My One-on-One with the ICPC Chairman
I also had the opportunity of having a brief one-on-one with Professor Bolaji Owasanoye, SAN, the Chairman of ICPC, and I dare say that the other agencies like the EFCC and SSS may want to take a leaf out of ICPC’s book, in terms of mapping out proper processes to ensure that they only take on cases which fall within the purview of their establishment statutes, and they follow due process – a laid down procedure where petitions go into a central pool and are given a digital number for ease of tracking and follow up; assessed for compliance, before any action is taken. Tony Elumelu referred to investing in administrators of justice, as part of getting it right. This is so true. In order to attract the FDI he mentioned, foreign investors need to know that our courts of law work, and that we uphold the rule of law.
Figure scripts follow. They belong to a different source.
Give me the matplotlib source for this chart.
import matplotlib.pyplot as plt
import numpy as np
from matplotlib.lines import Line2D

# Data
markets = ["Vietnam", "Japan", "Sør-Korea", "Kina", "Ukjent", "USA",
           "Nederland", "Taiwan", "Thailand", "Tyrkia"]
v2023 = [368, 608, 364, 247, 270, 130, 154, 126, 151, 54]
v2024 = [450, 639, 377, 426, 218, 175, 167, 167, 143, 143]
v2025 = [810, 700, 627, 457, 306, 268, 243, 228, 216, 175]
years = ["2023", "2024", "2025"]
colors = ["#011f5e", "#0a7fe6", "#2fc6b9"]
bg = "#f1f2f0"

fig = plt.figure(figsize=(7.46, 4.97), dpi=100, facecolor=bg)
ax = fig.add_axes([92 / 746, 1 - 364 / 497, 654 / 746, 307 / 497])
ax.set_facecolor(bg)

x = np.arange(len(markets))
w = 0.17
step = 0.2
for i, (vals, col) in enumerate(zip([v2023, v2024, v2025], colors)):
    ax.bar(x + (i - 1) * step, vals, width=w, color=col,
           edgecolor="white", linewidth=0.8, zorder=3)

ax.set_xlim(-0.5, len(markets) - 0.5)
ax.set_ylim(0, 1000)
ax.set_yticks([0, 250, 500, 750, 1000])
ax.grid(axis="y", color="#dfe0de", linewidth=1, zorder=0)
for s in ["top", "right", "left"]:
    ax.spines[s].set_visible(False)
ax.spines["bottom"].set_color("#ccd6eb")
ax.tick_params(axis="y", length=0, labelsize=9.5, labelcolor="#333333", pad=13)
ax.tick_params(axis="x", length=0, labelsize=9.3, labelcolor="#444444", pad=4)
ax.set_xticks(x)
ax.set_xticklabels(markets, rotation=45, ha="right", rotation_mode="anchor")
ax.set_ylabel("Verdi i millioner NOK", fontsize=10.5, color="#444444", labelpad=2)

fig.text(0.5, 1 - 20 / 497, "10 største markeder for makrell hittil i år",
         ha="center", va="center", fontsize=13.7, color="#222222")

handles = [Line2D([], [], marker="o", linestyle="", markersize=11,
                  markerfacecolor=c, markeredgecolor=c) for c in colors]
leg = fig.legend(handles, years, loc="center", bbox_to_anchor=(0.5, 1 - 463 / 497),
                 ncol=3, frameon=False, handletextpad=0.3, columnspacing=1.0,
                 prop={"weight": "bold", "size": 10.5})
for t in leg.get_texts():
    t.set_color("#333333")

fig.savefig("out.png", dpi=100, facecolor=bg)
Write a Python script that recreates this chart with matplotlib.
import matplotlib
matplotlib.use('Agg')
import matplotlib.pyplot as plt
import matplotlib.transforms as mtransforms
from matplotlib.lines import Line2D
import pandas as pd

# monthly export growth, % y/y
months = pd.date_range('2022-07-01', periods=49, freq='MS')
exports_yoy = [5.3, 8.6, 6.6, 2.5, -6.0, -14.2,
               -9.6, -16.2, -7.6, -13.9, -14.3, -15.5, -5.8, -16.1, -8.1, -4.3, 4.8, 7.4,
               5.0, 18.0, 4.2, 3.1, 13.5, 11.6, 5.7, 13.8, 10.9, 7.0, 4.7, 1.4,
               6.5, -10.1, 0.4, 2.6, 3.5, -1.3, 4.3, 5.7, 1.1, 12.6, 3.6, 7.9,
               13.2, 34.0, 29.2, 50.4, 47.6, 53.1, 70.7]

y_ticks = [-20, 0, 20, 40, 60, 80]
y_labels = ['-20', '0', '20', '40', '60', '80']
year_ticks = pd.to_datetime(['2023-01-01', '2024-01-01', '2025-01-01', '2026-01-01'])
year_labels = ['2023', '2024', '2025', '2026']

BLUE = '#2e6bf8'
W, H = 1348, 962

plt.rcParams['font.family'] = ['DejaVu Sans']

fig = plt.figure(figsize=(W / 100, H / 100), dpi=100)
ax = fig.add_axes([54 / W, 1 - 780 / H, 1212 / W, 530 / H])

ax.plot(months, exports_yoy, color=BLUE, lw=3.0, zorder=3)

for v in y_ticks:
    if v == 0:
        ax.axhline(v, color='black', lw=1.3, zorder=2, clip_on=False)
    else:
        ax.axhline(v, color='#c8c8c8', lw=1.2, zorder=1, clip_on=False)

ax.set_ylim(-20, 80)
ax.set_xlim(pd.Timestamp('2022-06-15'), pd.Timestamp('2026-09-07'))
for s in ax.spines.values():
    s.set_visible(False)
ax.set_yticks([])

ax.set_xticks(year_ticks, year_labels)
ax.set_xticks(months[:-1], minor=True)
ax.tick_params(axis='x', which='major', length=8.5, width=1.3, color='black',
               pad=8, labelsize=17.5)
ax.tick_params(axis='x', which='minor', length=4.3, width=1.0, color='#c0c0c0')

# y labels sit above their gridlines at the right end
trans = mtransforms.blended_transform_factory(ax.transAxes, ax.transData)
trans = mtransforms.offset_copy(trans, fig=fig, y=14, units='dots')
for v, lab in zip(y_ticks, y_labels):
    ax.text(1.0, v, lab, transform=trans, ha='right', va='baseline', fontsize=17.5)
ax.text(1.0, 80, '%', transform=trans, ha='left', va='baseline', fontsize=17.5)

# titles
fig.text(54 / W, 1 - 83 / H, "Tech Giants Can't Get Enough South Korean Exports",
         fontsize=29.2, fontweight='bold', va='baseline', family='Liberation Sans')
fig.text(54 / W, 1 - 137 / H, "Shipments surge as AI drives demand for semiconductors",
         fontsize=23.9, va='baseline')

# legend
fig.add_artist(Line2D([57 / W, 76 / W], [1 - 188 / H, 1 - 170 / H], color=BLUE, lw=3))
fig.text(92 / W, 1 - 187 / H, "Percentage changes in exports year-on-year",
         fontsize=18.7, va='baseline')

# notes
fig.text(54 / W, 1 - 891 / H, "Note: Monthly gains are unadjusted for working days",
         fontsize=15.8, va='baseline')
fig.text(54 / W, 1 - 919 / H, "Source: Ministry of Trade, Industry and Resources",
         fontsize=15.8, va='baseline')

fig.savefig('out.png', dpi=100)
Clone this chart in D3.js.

The way ICPC is trying to get it right, by strengthening itself as an institution, is what we want to see more of, across all our institutions.
Like most things, the 2023 AGC came with its fair share of criticism, and some rancour amongst some of the Executive it seems. We Lawyers, nevertheless have a critical role to play in nation building; therefore, we must also look inwards and aspire to build a better profession, in order to be an effective part of getting our country on the right track. Tony Elumelu identified various issues that this new administration has to address, in order to chart the course for nation building and get it right. The wave of coup d’états sweeping Africa, evinces the fact that African Governments cannot afford not to get it right, as Africans are becoming tired of corruption, bad governance and the hardship that accompanies them.